Good enough? Sometimes it just has to be.
We all do it. Some more than others. We all ask ourselves am I good enough? Is what I'm doing good enough? Is good enough actually good enough?
It can be an endless cycle and it can create a lot of chaos in your mind.
When you find yourself caught in the cyclone of thoughts it can be difficult to get it to stop. I know for me there are several ways I find myself in this mess. As a parent, I'm in a constant state of "are we doing enough?".
What has helped quite a lot when it comes to parenting and the ongoing array of "we're going to fuck this up" thoughts is that no matter what we do, at some point the kids are going to blame us so we might as well just have fun with the process of parenting.
That philosophy has taken us far especially in some very tough situations. It's also something I'm able to then map onto other aspects of my life. Nothing is ever perfect and while striving to always do my best is the goal that doesn't equal the outcome being "perfect". If perfection is unattainable then while I'm trying my best, I might as well also have fun doing whatever it is I'm working on.
That's the thing, if I'm not having fun or doing something that has meaning then why am I committing to the work? Why say yes to a role in a play I don't really like? Why perform with a group of people who don't make what I'm doing fun? Why over commit just so people will like me when I myself am not getting anything out of it?

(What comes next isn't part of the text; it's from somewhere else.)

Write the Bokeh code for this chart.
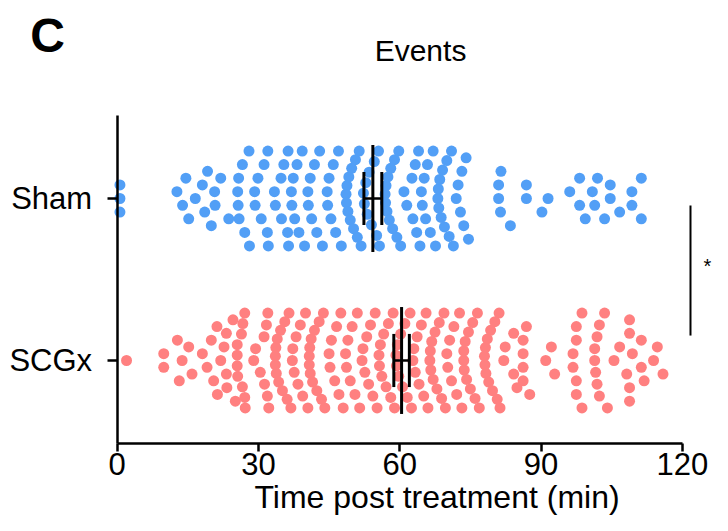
from bokeh.plotting import figure
from bokeh.models import FixedTicker, Label
from bokeh.embed import file_html
from bokeh.resources import INLINE

# ---------------- data (minutes post treatment, one value per event) ----------------
categories = ["SCGx", "Sham"]
tick_values = [0, 30, 60, 90, 120]

sham_times = [
    0.6, 0.6, 0.6,
    12.7, 13.9, 14.6, 15.2,
    16.6, 18.1, 18.6, 19.2, 20.0,
    20.7, 20.8, 22.0, 23.7,
    25.6, 25.7, 25.8, 25.9, 26.6, 27.1, 28.0, 28.1,
    29.2, 29.3, 29.9, 30.6, 31.2, 31.9, 32.0, 32.1,
    33.4, 33.6, 34.8, 34.9, 35.4, 36.2, 36.3, 36.4,
    37.0, 37.1, 37.4, 37.7, 38.2, 38.6, 39.3, 39.8,
    40.5, 40.6, 41.0, 41.3, 41.9, 42.4, 43.0, 43.6,
    44.6, 44.7, 45.0, 45.4, 45.9, 46.4, 47.0, 47.6,
    48.6, 48.7, 48.8, 49.0, 49.2, 49.5, 49.8, 50.2, 50.6, 51.0, 51.4, 51.8,
    52.3, 52.5, 52.8, 53.1, 53.5, 54.0, 54.6, 55.1, 55.5, 55.7,
    56.9, 57.0, 57.1, 57.3, 57.5, 57.8, 58.1, 58.5, 58.9, 59.4, 59.8, 60.2,
    60.9, 61.5, 62.6, 62.8, 63.3, 63.6, 64.0, 64.3,
    64.6, 64.8, 65.2, 65.5, 65.9, 66.5, 67.1, 67.6,
    68.1, 68.2, 68.3, 68.5, 68.8, 69.1, 69.5, 70.0, 70.5, 71.0, 71.4,
    72.0, 72.4, 72.9, 73.2, 73.6, 74.1, 74.6,
    81.0, 81.0, 81.4, 81.5, 83.5,
    86.9, 86.9, 90.2,
    91.5,
    96.1, 98.2, 98.2, 99.4,
    100.9, 101.4, 102.0, 103.5,
    104.7, 104.7, 106.7,
    109.3, 109.3, 111.3, 111.3,
]

scgx_times = [
    2.0,
    9.9, 9.9, 12.8, 13.2,
    13.8, 15.2, 15.9,
    18.1, 19.1, 20.0, 20.5, 21.2, 21.3,
    22.0, 22.7, 23.2, 23.2, 23.3, 24.6, 25.1,
    25.5, 25.5, 25.5, 25.6, 26.4, 26.6, 26.7, 27.1, 27.1, 27.2,
    29.0, 29.4, 30.4, 31.2, 31.3, 31.7, 31.9, 32.0, 32.2,
    33.6, 33.6, 33.7, 33.8, 34.0, 34.3, 34.7, 35.1, 35.6, 36.1, 36.5, 36.9,
    37.2, 37.3, 37.6, 38.0, 38.4, 38.9, 39.4, 40.0, 40.5,
    40.8, 40.8, 40.9, 41.0, 41.2, 41.5, 41.9, 42.4, 42.9, 43.4, 43.8, 44.1,
    45.0, 45.2, 45.5, 46.2, 46.6, 47.1, 47.5, 48.0,
    48.5, 48.7, 49.0, 49.5, 49.9, 50.5, 51.0, 51.5,
    52.0, 52.2, 52.6, 53.0, 53.4, 53.8, 54.3, 54.8, 55.2,
    55.6, 55.7, 55.9, 56.2, 56.6, 57.1, 57.6, 58.1, 58.6, 58.9,
    59.2, 59.3, 59.5, 59.8, 60.2, 60.6, 61.1, 61.6, 62.2, 62.5,
    62.8, 63.0, 63.3, 63.7, 64.1, 64.6, 65.1, 65.6, 66.0,
    66.4, 66.5, 66.6, 66.8, 67.1, 67.5, 67.9, 68.4, 68.9, 69.4, 69.7,
    70.0, 70.2, 70.6, 71.0, 71.5, 72.1, 72.7, 73.2,
    73.6, 73.6, 73.7, 73.9, 74.2, 74.6, 75.0, 75.5, 76.0, 76.5, 76.9,
    78.0, 78.1, 78.2, 78.3, 78.6, 78.9, 79.3, 79.7, 80.2, 80.7, 81.1, 81.3,
    82.1, 82.4, 84.2, 84.2, 84.9,
    86.2, 86.2, 86.2, 86.2, 86.9, 87.6,
    91.0, 92.2, 92.9,
    96.8, 96.8, 97.5, 97.5, 97.5, 97.5, 98.7, 98.7,
    101.4, 101.4, 101.6, 101.9, 101.9, 102.4, 102.4, 103.5, 104.1,
    105.5, 106.7, 108.2, 108.8, 108.8, 108.8, 108.8,
    109.4, 111.3, 111.3, 111.9,
    113.9, 114.7, 115.9,
]

sham_mean, sham_sem = 54.3, 1.9
scgx_mean, scgx_sem = 60.4, 1.65

# ---------------- layout helpers ----------------
SHAM_Y, SCGX_Y = 1.0, 0.0
BIN_W = 3.45        # minutes grouped in one column
UNIT = 0.0838       # vertical step between dots (data units)
MAX_HALF = 0.293    # half height of a swarm band
X_AXIS_AT = -0.512  # where the time axis crosses (data units of y)


def swarm(values, center):
    vals = sorted(values)
    xs, ys = [], []
    i = 0
    while i < len(vals):
        start = vals[i]
        j = i
        while j < len(vals) and vals[j] < start + BIN_W:
            j += 1
        grp = vals[i:j]
        n = len(grp)
        if n % 2:
            slots = [0.0] + [s * k for k in range(1, n // 2 + 1) for s in (1, -1)]
        else:
            slots = [s * (k + 0.5) for k in range(n // 2) for s in (1, -1)]
        maxslot = (n - 1) / 2.0
        step = UNIT if maxslot * UNIT <= MAX_HALF else MAX_HALF / maxslot
        for v, s in zip(grp, slots):
            xs.append(v)
            ys.append(center + s * step)
        i = j
    return xs, ys


p = figure(width=728, height=531, x_range=(-24.76, 129.81), y_range=(-1.0556, 2.2222),
           output_backend="svg", toolbar_location=None,
           min_border_left=0, min_border_right=0, min_border_top=0, min_border_bottom=0)
p.outline_line_color = None
p.xgrid.visible = False
p.ygrid.visible = False
p.background_fill_color = "white"
p.border_fill_color = "white"

sx, sy = swarm(sham_times, SHAM_Y)
rx, ry = swarm(scgx_times, SCGX_Y)
p.scatter(sx, sy, size=11, fill_color="#529FF6", line_color=None)
p.scatter(rx, ry, size=11, fill_color="#FF8080", line_color=None)

# mean and SEM
for m, se, c in [(sham_mean, sham_sem, SHAM_Y), (scgx_mean, scgx_sem, SCGX_Y)]:
    p.segment(x0=[m], y0=[c - 0.33], x1=[m], y1=[c + 0.33], line_color="black", line_width=3)
    p.segment(x0=[m - se, m + se], y0=[c - 0.164] * 2, x1=[m - se, m + se], y1=[c + 0.164] * 2,
              line_color="black", line_width=3)
    p.segment(x0=[m - se], y0=[c], x1=[m + se], y1=[c], line_color="black", line_width=2.5)

# significance bracket
p.segment(x0=[121.74], y0=[0.957], x1=[121.74], y1=[0.154], line_color="black", line_width=2)

font = "Liberation Sans"

# axes (crossing at the origin of the time axis)
xa = p.xaxis[0]
xa.fixed_location = X_AXIS_AT
xa.ticker = FixedTicker(ticks=tick_values)
xa.bounds = (0, 120)
xa.axis_line_width = 2.5
xa.major_tick_line_width = 2.5
xa.major_tick_out = 8
xa.major_tick_in = 0
xa.minor_tick_line_color = None
xa.major_label_text_font = font
xa.major_label_text_font_size = "31px"
xa.major_label_text_color = "black"
xa.major_label_standoff = 2
xa.axis_line_color = "black"
xa.major_tick_line_color = "black"

ya = p.yaxis[0]
ya.fixed_location = 0
ya.ticker = FixedTicker(ticks=[SCGX_Y, SHAM_Y])
ya.bounds = (X_AXIS_AT, 1.512)
ya.major_label_overrides = {0: categories[0], 1: categories[1]}
ya.axis_line_width = 2.5
ya.major_tick_line_width = 2.5
ya.major_tick_out = 10
ya.major_tick_in = 0
ya.minor_tick_line_color = None
ya.major_label_text_font = font
ya.major_label_text_font_size = "31px"
ya.major_label_text_color = "black"
ya.major_label_standoff = 15
ya.axis_line_color = "black"
ya.major_tick_line_color = "black"

p.add_layout(Label(x=125.35, y=0.586, text="*", text_font=font, text_font_size="20px",
                   text_align="center", text_baseline="middle", text_color="black"))
p.add_layout(Label(x=68.87, y=-0.8457, text="Time post treatment  (min)", text_font=font,
                   text_font_size="32px", text_align="center", text_baseline="middle",
                   text_color="black"))
p.add_layout(Label(x=64.42, y=1.9136, text="Events", text_font=font, text_font_size="30px",
                   text_align="center", text_baseline="middle", text_color="black"))
p.add_layout(Label(x=-14.78, y=2.006, text="C", text_font=font, text_font_size="48px",
                   text_font_style="bold", text_align="center", text_baseline="middle",
                   text_color="black"))

open("out.html", "w").write(file_html(p, INLINE))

These are the questions I ask myself when different opportunities arise. If the opportunity is going to bring me joy, align with my goals or values then yes let's do it. If not, let's pass and let me focus on something where I can be good enough. I might as well have fun since perfection isn't attainable.
When I do get stuck in the "not good enough" loop it's this internal conversation I have with myself to help break the cycle. I also have other things I do to break that loop. A dance party with the kids helps me get out of my head and into my body. Plus it's a moment to really have fun with the most important people in my life. I write in a journal, meditate, or reach out to a friend and see how they are doing. If I focus on someone else than I can't ruminate about being "good enough".
I encourage you to put your best foot forward but let go of always needing to be perfect. Instead, let yourself know that you are good enough and that's how it's going to be!